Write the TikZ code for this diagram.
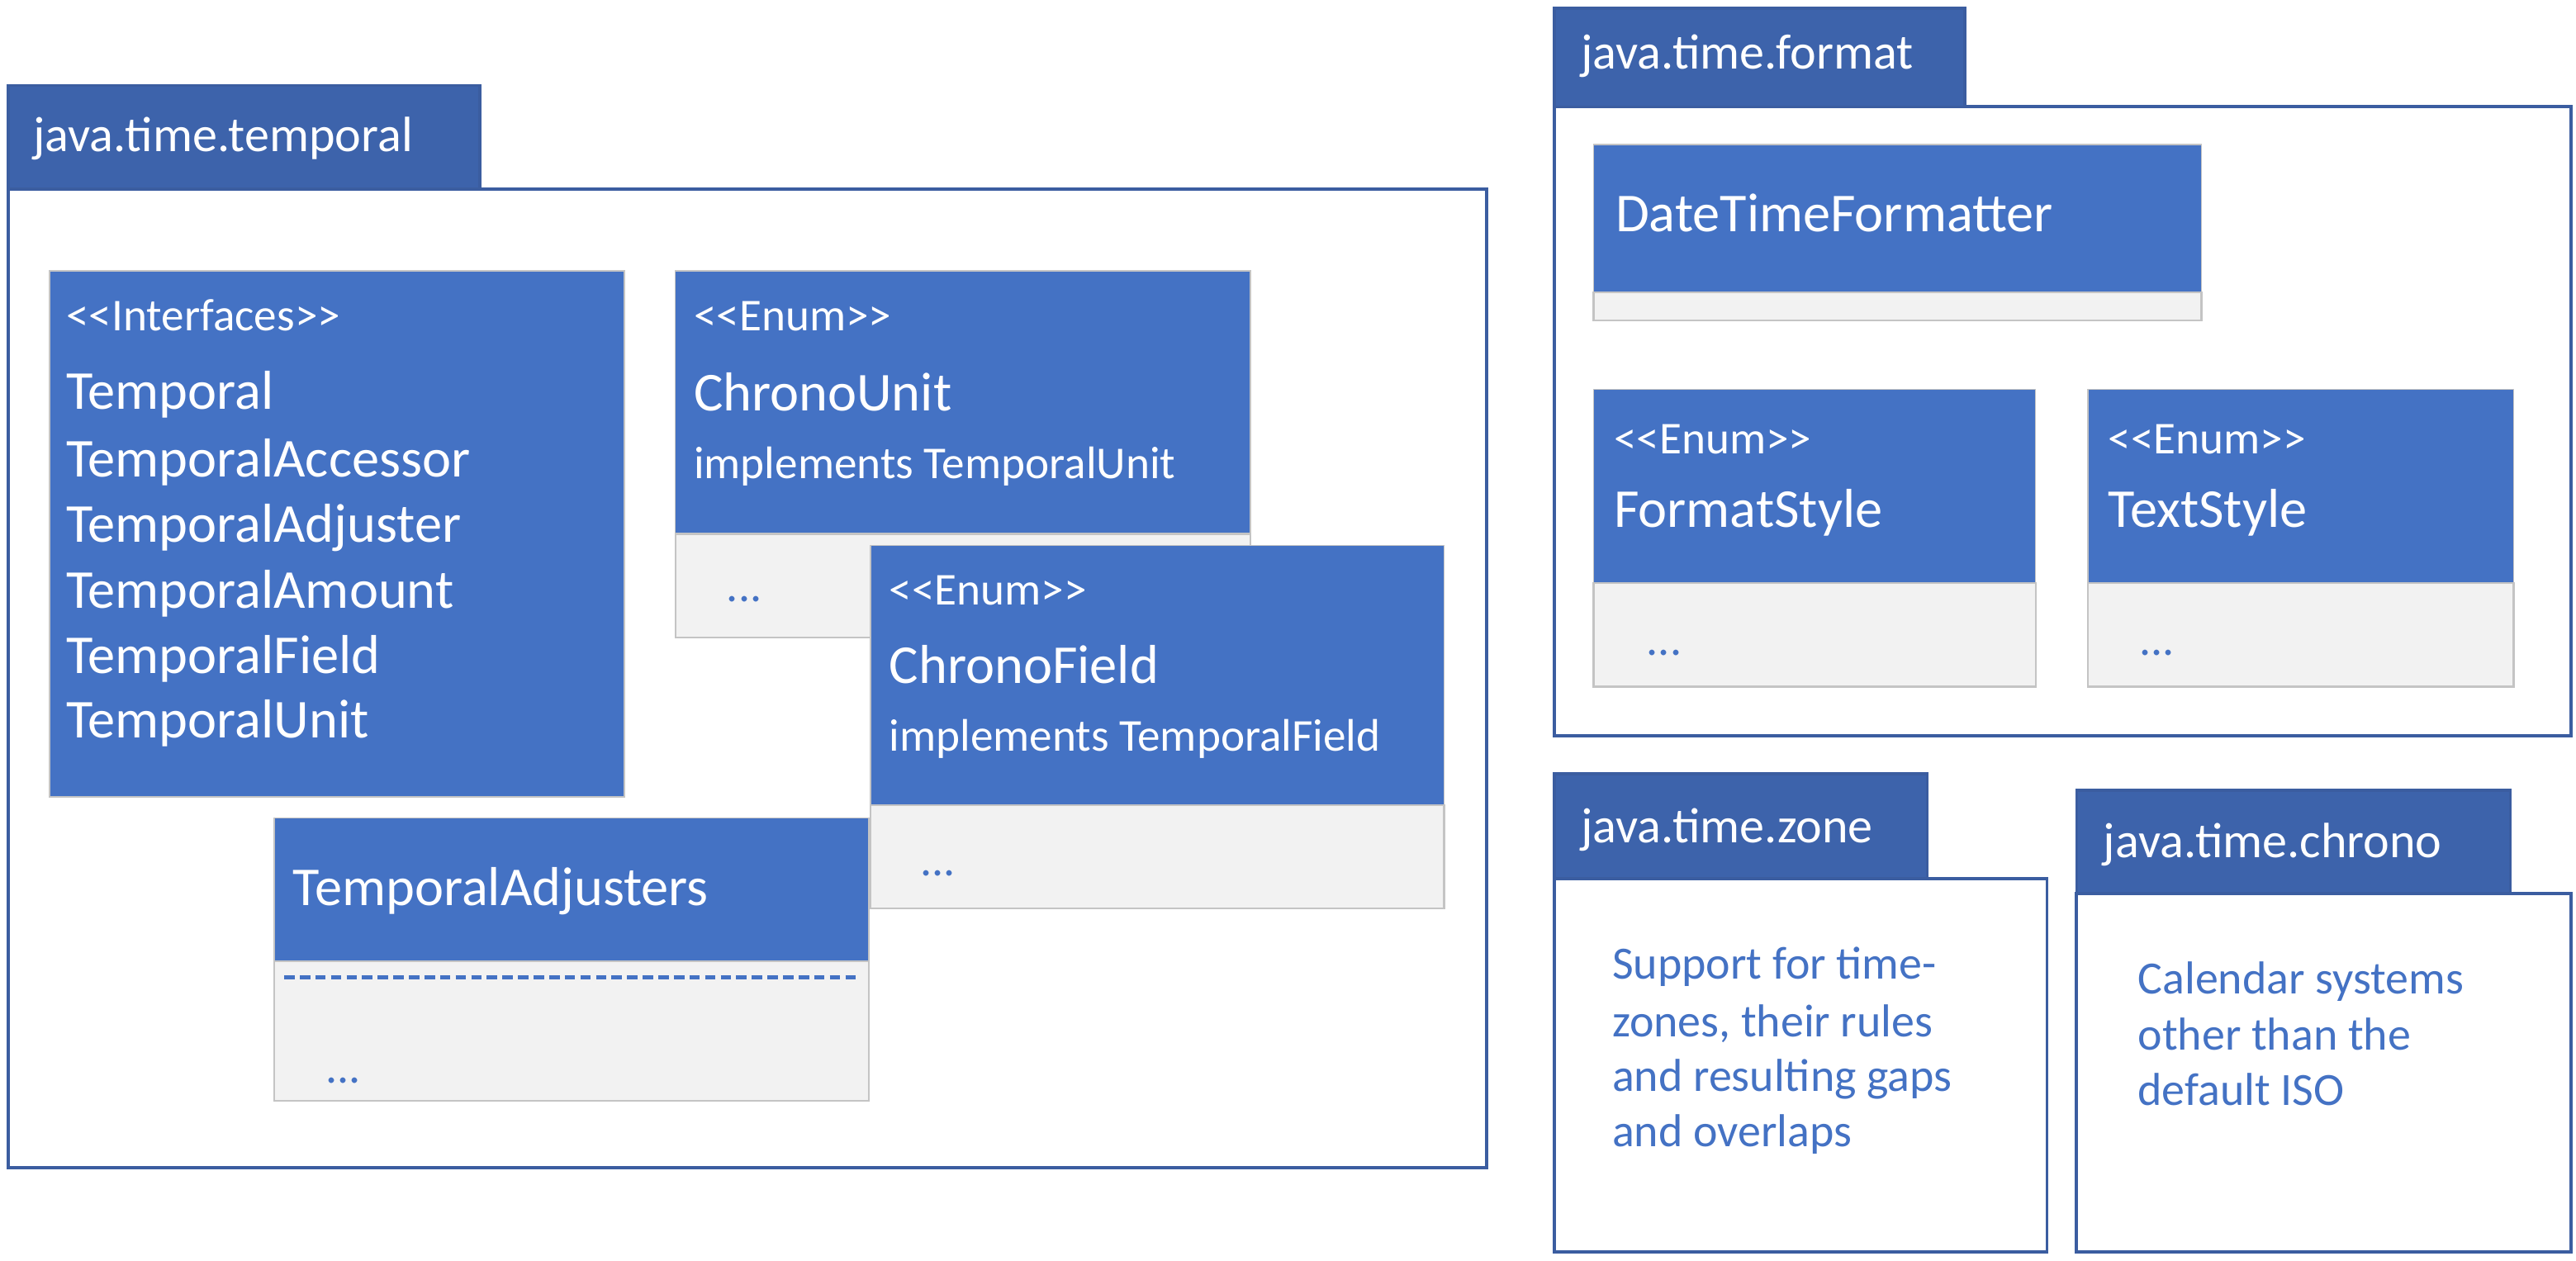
\documentclass[tikz,border=0pt]{standalone}
\usepackage{fontspec}
\setmainfont{Carlito}
\definecolor{boxblue}{HTML}{4472C4}
\definecolor{tabblue}{HTML}{3D63AB}
\definecolor{pkgline}{HTML}{3B5DA0}
\definecolor{lightgray}{HTML}{F2F2F2}
\definecolor{edgegray}{HTML}{C4C4C4}
\newcommand\myopen{<\kern0pt<}
\newcommand\myclose{>\kern0pt>}
\tikzset{
 pkgtab/.style={fill=tabblue, draw=pkgline, line width=1pt},
 pkgbody/.style={fill=white, draw=pkgline, line width=1.1pt},
 hdr/.style={fill=boxblue, draw=edgegray, line width=0.5pt},
 cmp/.style={fill=lightgray, draw=edgegray, line width=0.6pt},
 txt/.style={anchor=west, inner sep=0pt, text height=1.24em, text depth=0.2em},
 big/.style={txt, text=white, font=\fontsize{19}{22.8}\selectfont},
 small/.style={txt, text=white, font=\fontsize{15.8}{19}\selectfont},
 tabtxt/.style={txt, text=white, font=\fontsize{17.2}{20.6}\selectfont},
 desc/.style={txt, text=boxblue, font=\fontsize{16}{19.3}\selectfont},
 dots/.style={txt, text=boxblue, font=\fontsize{16}{19}\selectfont},
}
\begin{document}
\begin{tikzpicture}[x=0.02cm,y=-0.02cm]
\useasboundingbox (0,0) rectangle (1568,767.6);

% ---------------- java.time.temporal ----------------
\draw[pkgbody] (5,115) rectangle (905,711);
\draw[pkgtab] (5,52) rectangle (292,115);
\node[tabtxt] (ttemporal) at (20,83) {java.time.temporal};

\draw[hdr] (30,165) rectangle (380,485);
\node[small] (ifst) at (40,192) {\myopen Interfaces\myclose};
\node[big] (i1) at (40,240) {Temporal};
\node[big] (i2) at (40,281) {TemporalAccessor};
\node[big] (i3) at (40,321) {TemporalAdjuster};
\node[big] (i4) at (40,361) {TemporalAmount};
\node[big] (i5) at (40,401) {TemporalField};
\node[big] (i6) at (40,440) {TemporalUnit};

\draw[hdr] (411,165) rectangle (761,325);
\draw[cmp] (411,325) rectangle (761,388);
\node[small] (cust) at (422,192) {\myopen Enum\myclose};
\node[big] (cuname) at (422,241) {ChronoUnit};
\node[small] (cuimpl) at (422,282) {implements TemporalUnit};
\node[dots] (cudots) at (442,357) {...};

\draw[hdr] (530,332) rectangle (879,490);
\draw[cmp] (530,490) rectangle (879,553);
\node[small] (cfst) at (541,359) {\myopen Enum\myclose};
\node[big] (cfname) at (541,407) {ChronoField};
\node[small] (cfimpl) at (541,448) {implements TemporalField};
\node[dots] (cfdots) at (560,524) {...};

\draw[hdr] (167,498) rectangle (529,585);
\draw[cmp] (167,585) rectangle (529,670);
\node[big] (taname) at (178,542) {TemporalAdjusters};
\draw[boxblue, line width=1.2pt, dash pattern=on 3.6pt off 1.8pt] (173,595) -- (522,595);
\node[dots] (tadots) at (198,650) {...};

% ---------------- java.time.format ----------------
\draw[pkgbody] (946,65) rectangle (1565,448);
\draw[pkgtab] (946,5) rectangle (1196,65);
\node[tabtxt] (tformat) at (962,33) {java.time.format};

\draw[hdr] (970,88) rectangle (1340,178);
\draw[cmp] (970,178) rectangle (1340,195);
\node[big] (dtf) at (983,132) {DateTimeFormatter};

\draw[hdr] (970,237) rectangle (1239,355);
\draw[cmp] (970,355) rectangle (1239,418);
\node[small] (fsst) at (982,267) {\myopen Enum\myclose};
\node[big] (fsname) at (982,312) {FormatStyle};
\node[dots] (fsdots) at (1002,390) {...};

\draw[hdr] (1271,237) rectangle (1530,355);
\draw[cmp] (1271,355) rectangle (1530,418);
\node[small] (tsst) at (1283,267) {\myopen Enum\myclose};
\node[big] (tsname) at (1283,312) {TextStyle};
\node[dots] (tsdots) at (1302,390) {...};

% ---------------- java.time.zone ----------------
\draw[pkgbody] (946,535) rectangle (1246,762);
\draw[pkgtab] (946,471) rectangle (1173,535);
\node[tabtxt] (tzone) at (962,504) {java.time.zone};
\node[desc] (z1) at (981,587) {Support for time-};
\node[desc] (z2) at (981,622) {zones, their rules};
\node[desc] (z3) at (981,655) {and resulting gaps};
\node[desc] (z4) at (981,689) {and overlaps};

% ---------------- java.time.chrono ----------------
\draw[pkgbody] (1264,544) rectangle (1565,762);
\draw[pkgtab] (1264,481) rectangle (1528,544);
\node[tabtxt] (tchrono) at (1280,513) {java.time.chrono};
\node[desc] (c1) at (1301,596) {Calendar systems};
\node[desc] (c2) at (1301,630) {other than the};
\node[desc] (c3) at (1301,664) {default ISO};
\end{tikzpicture}
\end{document}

────────────────────────────────────────

__Prompt__
All the lines above are to be given again exactly as they read, with the pictures removed.

__Final result__
Write the TikZ code for this diagram.
\documentclass[tikz,border=0pt]{standalone}
\usepackage{fontspec}
\setmainfont{Carlito}
\definecolor{boxblue}{HTML}{4472C4}
\definecolor{tabblue}{HTML}{3D63AB}
\definecolor{pkgline}{HTML}{3B5DA0}
\definecolor{lightgray}{HTML}{F2F2F2}
\definecolor{edgegray}{HTML}{C4C4C4}
\newcommand\myopen{<\kern0pt<}
\newcommand\myclose{>\kern0pt>}
\tikzset{
 pkgtab/.style={fill=tabblue, draw=pkgline, line width=1pt},
 pkgbody/.style={fill=white, draw=pkgline, line width=1.1pt},
 hdr/.style={fill=boxblue, draw=edgegray, line width=0.5pt},
 cmp/.style={fill=lightgray, draw=edgegray, line width=0.6pt},
 txt/.style={anchor=west, inner sep=0pt, text height=1.24em, text depth=0.2em},
 big/.style={txt, text=white, font=\fontsize{19}{22.8}\selectfont},
 small/.style={txt, text=white, font=\fontsize{15.8}{19}\selectfont},
 tabtxt/.style={txt, text=white, font=\fontsize{17.2}{20.6}\selectfont},
 desc/.style={txt, text=boxblue, font=\fontsize{16}{19.3}\selectfont},
 dots/.style={txt, text=boxblue, font=\fontsize{16}{19}\selectfont},
}
\begin{document}
\begin{tikzpicture}[x=0.02cm,y=-0.02cm]
\useasboundingbox (0,0) rectangle (1568,767.6);

% ---------------- java.time.temporal ----------------
\draw[pkgbody] (5,115) rectangle (905,711);
\draw[pkgtab] (5,52) rectangle (292,115);
\node[tabtxt] (ttemporal) at (20,83) {java.time.temporal};

\draw[hdr] (30,165) rectangle (380,485);
\node[small] (ifst) at (40,192) {\myopen Interfaces\myclose};
\node[big] (i1) at (40,240) {Temporal};
\node[big] (i2) at (40,281) {TemporalAccessor};
\node[big] (i3) at (40,321) {TemporalAdjuster};
\node[big] (i4) at (40,361) {TemporalAmount};
\node[big] (i5) at (40,401) {TemporalField};
\node[big] (i6) at (40,440) {TemporalUnit};

\draw[hdr] (411,165) rectangle (761,325);
\draw[cmp] (411,325) rectangle (761,388);
\node[small] (cust) at (422,192) {\myopen Enum\myclose};
\node[big] (cuname) at (422,241) {ChronoUnit};
\node[small] (cuimpl) at (422,282) {implements TemporalUnit};
\node[dots] (cudots) at (442,357) {...};

\draw[hdr] (530,332) rectangle (879,490);
\draw[cmp] (530,490) rectangle (879,553);
\node[small] (cfst) at (541,359) {\myopen Enum\myclose};
\node[big] (cfname) at (541,407) {ChronoField};
\node[small] (cfimpl) at (541,448) {implements TemporalField};
\node[dots] (cfdots) at (560,524) {...};

\draw[hdr] (167,498) rectangle (529,585);
\draw[cmp] (167,585) rectangle (529,670);
\node[big] (taname) at (178,542) {TemporalAdjusters};
\draw[boxblue, line width=1.2pt, dash pattern=on 3.6pt off 1.8pt] (173,595) -- (522,595);
\node[dots] (tadots) at (198,650) {...};

% ---------------- java.time.format ----------------
\draw[pkgbody] (946,65) rectangle (1565,448);
\draw[pkgtab] (946,5) rectangle (1196,65);
\node[tabtxt] (tformat) at (962,33) {java.time.format};

\draw[hdr] (970,88) rectangle (1340,178);
\draw[cmp] (970,178) rectangle (1340,195);
\node[big] (dtf) at (983,132) {DateTimeFormatter};

\draw[hdr] (970,237) rectangle (1239,355);
\draw[cmp] (970,355) rectangle (1239,418);
\node[small] (fsst) at (982,267) {\myopen Enum\myclose};
\node[big] (fsname) at (982,312) {FormatStyle};
\node[dots] (fsdots) at (1002,390) {...};

\draw[hdr] (1271,237) rectangle (1530,355);
\draw[cmp] (1271,355) rectangle (1530,418);
\node[small] (tsst) at (1283,267) {\myopen Enum\myclose};
\node[big] (tsname) at (1283,312) {TextStyle};
\node[dots] (tsdots) at (1302,390) {...};

% ---------------- java.time.zone ----------------
\draw[pkgbody] (946,535) rectangle (1246,762);
\draw[pkgtab] (946,471) rectangle (1173,535);
\node[tabtxt] (tzone) at (962,504) {java.time.zone};
\node[desc] (z1) at (981,587) {Support for time-};
\node[desc] (z2) at (981,622) {zones, their rules};
\node[desc] (z3) at (981,655) {and resulting gaps};
\node[desc] (z4) at (981,689) {and overlaps};

% ---------------- java.time.chrono ----------------
\draw[pkgbody] (1264,544) rectangle (1565,762);
\draw[pkgtab] (1264,481) rectangle (1528,544);
\node[tabtxt] (tchrono) at (1280,513) {java.time.chrono};
\node[desc] (c1) at (1301,596) {Calendar systems};
\node[desc] (c2) at (1301,630) {other than the};
\node[desc] (c3) at (1301,664) {default ISO};
\end{tikzpicture}
\end{document}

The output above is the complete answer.